The rise of e-commerce, such as online retailer Amazon, has been cited as a threat to the department store model, and the CBC article cites a failure to develop a proper online shopping apparatus as one of the factors in Sears Canada’s failure. However, according to a New York Times article from 2015, online competition is more of a threat to big box stores like Walmart and Costco, which are in a league of their own, with only 10 per cent of retail sales being conducted online. According to the article, the real reason why department stores like Sears, Macy’s, and JC Penny’s are suffering is something much more sinister income inequality.

Sears, and brands like it, have traditionally gone after the middle-class market, but as the middle-class struggles against inflation, stagnant wages, and vanishing benefits, this social group has less purchasing power than it did in the past. Other businesses have been undercutting them from both above, by high-end retailers with more specialized wares, and from below, by big box brands like Walmart and Costco that offer a wide range of cheap products. “There are varying gradients of dead or dying or flat, but anything in the middle is problematic,” said Steven Lowy, co-chief executive of Westfield Corporation, which owns several shopping malls around the world, who was quoted in the Times article.

A 2016 article from Business Insider also cites mall closures as a major factor in why department stores are going under. Department stores traditionally comprise the so-called “anchor stores” of most shopping malls, and malls could be said to be their natural habitat. With increasing mall closures over the years, fewer locations are available for department stores to use, which cuts into their earnings. This creates a negative feedback loop wherein closure of anchor stores cause malls to suffer, unless and until they can be replaced. If they cannot, or if their bad fortune continues regardless, then the mall will close, and department store brands will have fewer viable locations to choose from.
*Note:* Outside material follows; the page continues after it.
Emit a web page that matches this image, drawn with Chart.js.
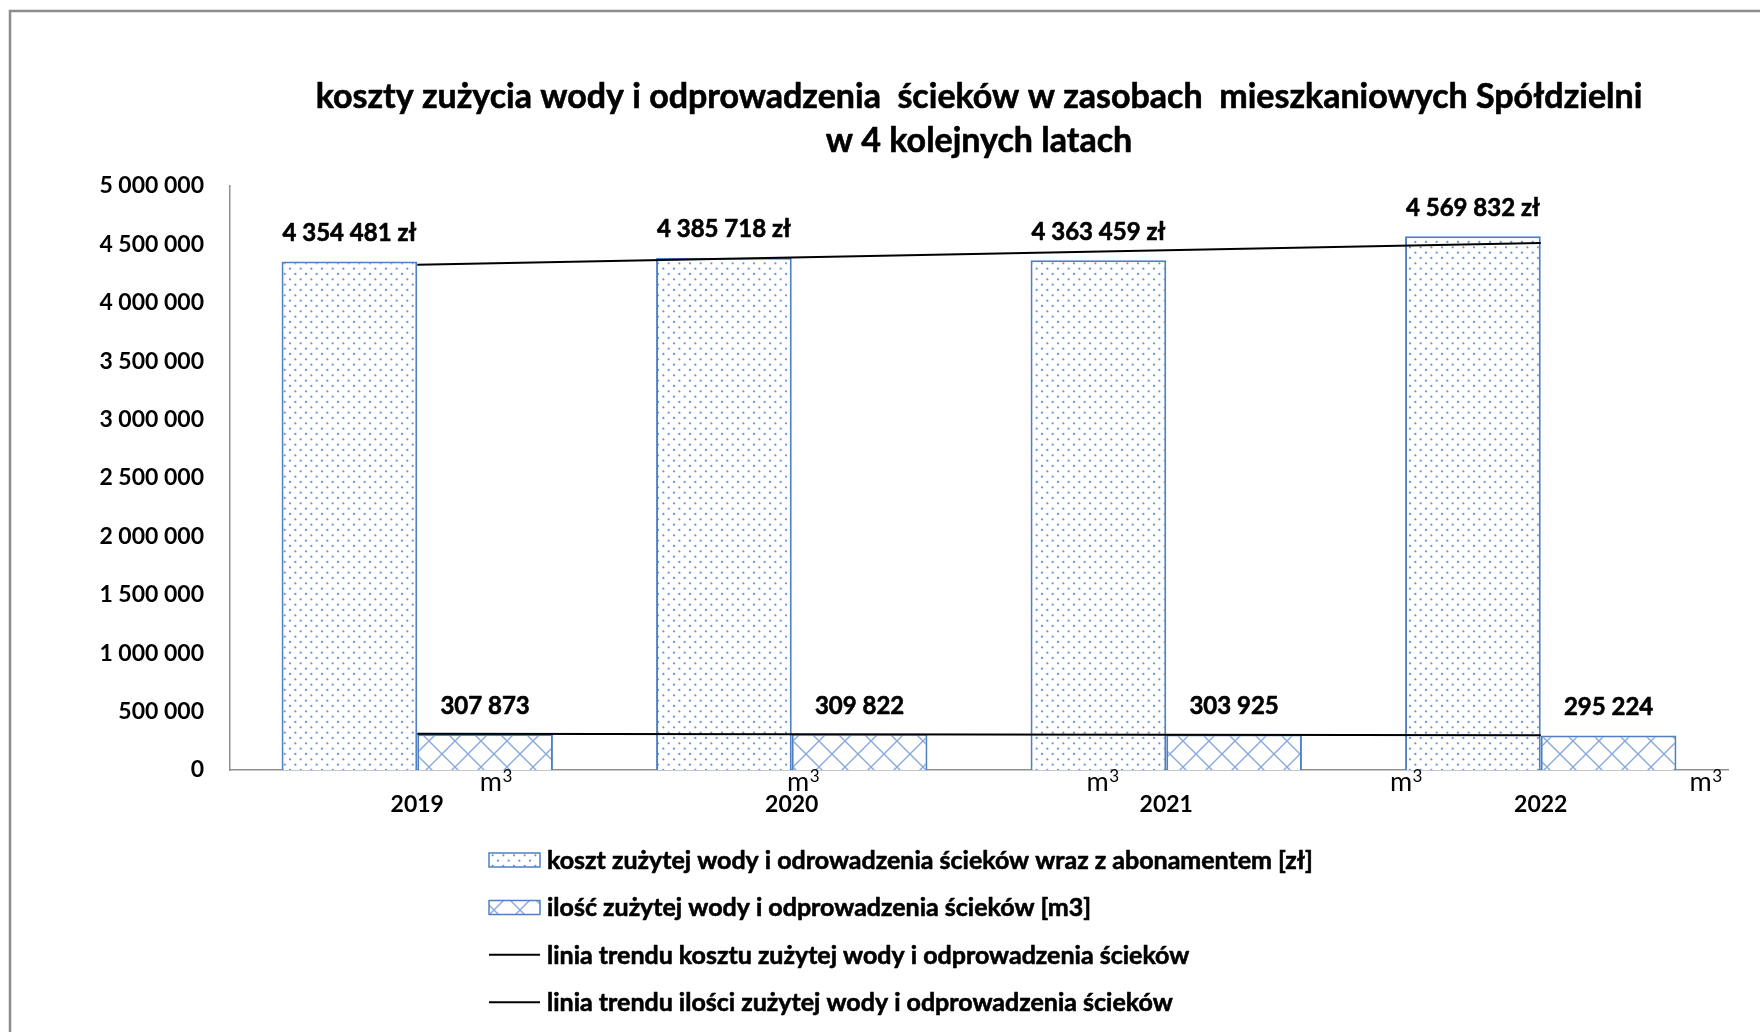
<!DOCTYPE html>
<html>
<head>
<meta charset="utf-8">
<script src="https://cdn.jsdelivr.net/npm/chart.js@4.4.1/dist/chart.umd.min.js"></script>
<style>
  html, body { margin: 0; padding: 0; background: #ffffff; }
  #wrap { width: 1760px; height: 1032px; position: relative; }
</style>
</head>
<body>
<div id="wrap"><canvas id="c" width="1760" height="1032"></canvas></div>
<script>
// ---- data ----
const years = ['2019', '2020', '2021', '2022'];
const costValues = [4354481, 4385718, 4363459, 4569832];      // zł
const volumeValues = [307873, 309822, 303925, 295224];        // m3
const yAxisMax = 5000000;
const yAxisStep = 500000;
const titleLines = [
  'koszty zużycia wody i odprowadzenia  ścieków w zasobach  mieszkaniowych Spółdzielni',
  'w 4 kolejnych latach'
];
const seriesNames = [
  'koszt zużytej wody i odrowadzenia ścieków wraz z abonamentem [zł]',
  'ilość zużytej wody i odprowadzenia ścieków [m3]',
  'linia trendu kosztu zużytej wody i odprowadzenia ścieków',
  'linia trendu ilości zużytej wody i odprowadzenia ścieków'
];

// least-squares linear trend evaluated at each category
function linearTrend(values) {
  const n = values.length;
  const mx = (n - 1) / 2;
  const my = values.reduce((a, b) => a + b, 0) / n;
  let num = 0, den = 0;
  values.forEach((y, i) => { num += (i - mx) * (y - my); den += (i - mx) * (i - mx); });
  const slope = num / den;
  return values.map((_, i) => my + slope * (i - mx));
}

// "4 354 481" style grouping
function groupThousands(v) {
  return Math.round(v).toString().replace(/\B(?=(\d{3})+(?!\d))/g, ' ');
}

// ---- styles ----
const FONT = 'Lato';
const BAR_EDGE = '#4f80c4';
const DOT_COLOR = '#6e98d8';
const HATCH_COLOR = '#86a8de';

function makeDotPattern() {
  const t = document.createElement('canvas');
  t.width = 32; t.height = 32;
  const g = t.getContext('2d');
  g.fillStyle = '#ffffff';
  g.fillRect(0, 0, 32, 32);
  g.fillStyle = DOT_COLOR;
  const step = 32 / 3;
  for (let r = 0; r < 6; r++) {
    const y = r * step / 2 + 2;
    const off = (r % 2) * step / 2;
    for (let c = 0; c < 3; c++) {
      const x = c * step + off + 2;
      g.beginPath();
      g.arc(x, y, 1.15, 0, Math.PI * 2);
      g.fill();
    }
  }
  return g.createPattern(t, 'repeat');
}

function makeHatchPattern() {
  const s = 26;
  const t = document.createElement('canvas');
  t.width = s; t.height = s;
  const g = t.getContext('2d');
  g.fillStyle = '#ffffff';
  g.fillRect(0, 0, s, s);
  g.strokeStyle = HATCH_COLOR;
  g.lineWidth = 1.4;
  g.beginPath();
  g.moveTo(-2, -2); g.lineTo(s + 2, s + 2);
  g.moveTo(s + 2, -2); g.lineTo(-2, s + 2);
  g.stroke();
  return g.createPattern(t, 'repeat');
}

// bold text with a hairline stroke for a heavier face
function heavyText(ctx, txt, x, y) {
  ctx.lineWidth = 0.6;
  ctx.strokeStyle = ctx.fillStyle;
  ctx.lineJoin = 'round';
  ctx.strokeText(txt, x, y);
  ctx.fillText(txt, x, y);
}

// outer frame, title and white background
const framePlugin = {
  id: 'frame',
  beforeDraw(chart) {
    const ctx = chart.ctx;
    ctx.save();
    ctx.fillStyle = '#ffffff';
    ctx.fillRect(0, 0, chart.width, chart.height);
    ctx.strokeStyle = '#8c8c8c';
    ctx.lineWidth = 2.5;
    ctx.beginPath();
    ctx.moveTo(10, chart.height + 2);
    ctx.lineTo(10, 11);
    ctx.lineTo(chart.width + 2, 11);
    ctx.stroke();
    ctx.restore();
  },
  afterDraw(chart) {
    const ctx = chart.ctx;
    const a = chart.chartArea;
    ctx.save();
    ctx.fillStyle = '#000000';
    ctx.font = `bold 34px ${FONT}`;
    ctx.textAlign = 'center';
    ctx.textBaseline = 'middle';
    const cx = (a.left + a.right) / 2;
    heavyText(ctx, titleLines[0], cx, 97);
    heavyText(ctx, titleLines[1], cx, 141);
    ctx.restore();
  }
};

// value labels above the bars
const valueLabelPlugin = {
  id: 'valueLabels',
  afterDatasetsDraw(chart) {
    const ctx = chart.ctx;
    ctx.save();
    ctx.fillStyle = '#000000';
    ctx.font = `bold 24px ${FONT}`;
    ctx.textAlign = 'center';
    ctx.textBaseline = 'middle';
    [0, 1].forEach(di => {
      const meta = chart.getDatasetMeta(di);
      const ds = chart.data.datasets[di];
      meta.data.forEach((el, i) => {
        const txt = groupThousands(ds.data[i]) + (di === 0 ? ' zł' : '');
        heavyText(ctx, txt, el.x, el.y - 28);
      });
    });
    ctx.restore();
  }
};

// unit marks "m³" along the category axis
const unitMarkPlugin = {
  id: 'unitMarks',
  afterDraw(chart, args, opts) {
    const ctx = chart.ctx;
    const xs = chart.scales.x;
    const base = chart.chartArea.bottom;
    ctx.save();
    ctx.fillStyle = '#000000';
    ctx.textBaseline = 'alphabetic';
    ctx.textAlign = 'left';
    opts.at.forEach(p => {
      const cx = xs.getPixelForValue(p);
      ctx.font = `27px ${FONT}`;
      const wm = ctx.measureText('m').width;
      ctx.font = `17px ${FONT}`;
      const w3 = ctx.measureText('3').width;
      const x0 = cx - (wm + w3) / 2;
      ctx.font = `27px ${FONT}`;
      ctx.fillText('m', x0, base + 21);
      ctx.font = `17px ${FONT}`;
      ctx.fillText('3', x0 + wm + 0.5, base + 12);
    });
    ctx.restore();
  }
};

// stacked legend below the plot
const legendPlugin = {
  id: 'stackedLegend',
  afterDraw(chart, args, opts) {
    const ctx = chart.ctx;
    ctx.save();
    ctx.font = `bold 25px ${FONT}`;
    ctx.textBaseline = 'middle';
    ctx.textAlign = 'left';
    chart.data.datasets.forEach((ds, i) => {
      const y = opts.top + i * opts.rowGap;
      const x = opts.left;
      if (ds.type === 'line') {
        ctx.strokeStyle = ds.borderColor;
        ctx.lineWidth = 2;
        ctx.beginPath();
        ctx.moveTo(x, y);
        ctx.lineTo(x + opts.symbolWidth, y);
        ctx.stroke();
      } else {
        ctx.fillStyle = ds.backgroundColor;
        ctx.fillRect(x, y - 7, opts.symbolWidth, 14);
        ctx.strokeStyle = ds.borderColor;
        ctx.lineWidth = 1.5;
        ctx.strokeRect(x, y - 7, opts.symbolWidth, 14);
      }
      ctx.fillStyle = '#000000';
      heavyText(ctx, ds.label, x + opts.symbolWidth + 7, y + 1);
    });
    ctx.restore();
  }
};

function build() {
  const dots = makeDotPattern();
  const hatch = makeHatchPattern();
  const tickFont = { family: FONT, weight: 'bold', size: 23, lineHeight: 1.2 };

  new Chart(document.getElementById('c'), {
    type: 'bar',
    data: {
      labels: years,
      datasets: [
        {
          type: 'bar', label: seriesNames[0], data: costValues,
          backgroundColor: dots, borderColor: BAR_EDGE, borderWidth: 2,
          categoryPercentage: 1 / 1.38, barPercentage: 1.0, order: 2
        },
        {
          type: 'bar', label: seriesNames[1], data: volumeValues,
          backgroundColor: hatch, borderColor: BAR_EDGE, borderWidth: 2,
          categoryPercentage: 1 / 1.38, barPercentage: 1.0, order: 2
        },
        {
          type: 'line', label: seriesNames[2], data: linearTrend(costValues),
          borderColor: '#000000', borderWidth: 2, pointRadius: 0, fill: false, order: 0
        },
        {
          type: 'line', label: seriesNames[3], data: linearTrend(volumeValues),
          borderColor: '#000000', borderWidth: 2, pointRadius: 0, fill: false, order: 0
        }
      ]
    },
    options: {
      responsive: false,
      animation: false,
      devicePixelRatio: 1,
      layout: { padding: { top: 186, left: 10, right: 32, bottom: 202 } },
      plugins: {
        legend: { display: false },
        title: { display: false },
        tooltip: { enabled: false },
        unitMarks: { at: [0.21, 1.03, 1.83, 2.64, 3.44] },
        stackedLegend: { left: 489, top: 860, rowGap: 47.4, symbolWidth: 51 }
      },
      scales: {
        x: {
          grid: { display: false, drawTicks: false },
          border: { display: true, color: '#8f8f8f', width: 1.5 },
          ticks: { font: tickFont, color: '#000000', padding: 21 },
          afterFit(s) { s.height = 60; }
        },
        y: {
          min: 0, max: yAxisMax,
          grid: { display: false, drawTicks: false },
          border: { display: true, color: '#8f8f8f', width: 1.5 },
          ticks: {
            stepSize: yAxisStep, font: tickFont, color: '#000000', padding: 26,
            callback: v => groupThousands(v)
          },
          afterFit(s) { s.width = 220; }
        }
      }
    },
    plugins: [framePlugin, valueLabelPlugin, unitMarkPlugin, legendPlugin]
  });
}

const fontsReady = document.fonts && document.fonts.load
  ? Promise.all([
      document.fonts.load(`bold 22px ${FONT}`),
      document.fonts.load(`22px ${FONT}`)
    ]).catch(() => null)
  : Promise.resolve();
fontsReady.then(build);
</script>
</body>
</html>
These broader trends mean trouble for the department store business model, but the failure of Sears Canada cannot be laid entirely at the feet of circumstances that they had no control over. According to the CBC, Sears Canada had gone through three CEOs in the last four years, each time bringing new ideas, and a new direction. Sears certainly needed to change course, either towards a more diverse and low-tier selection, or by attempting to appeal to upmarket shoppers; but Sears dithered, and sat on the fence for too long. The constant changes in leadership robbed the company of a clear direction that it could stick to. It would also have helped if Sears had been able to begin the transition years earlier, before their funds began to dwindle, and before they had sold off so many of their locations. The Sears 2.0 initiative may have been the right idea, but by the time it was rolled out, it was too little, too late.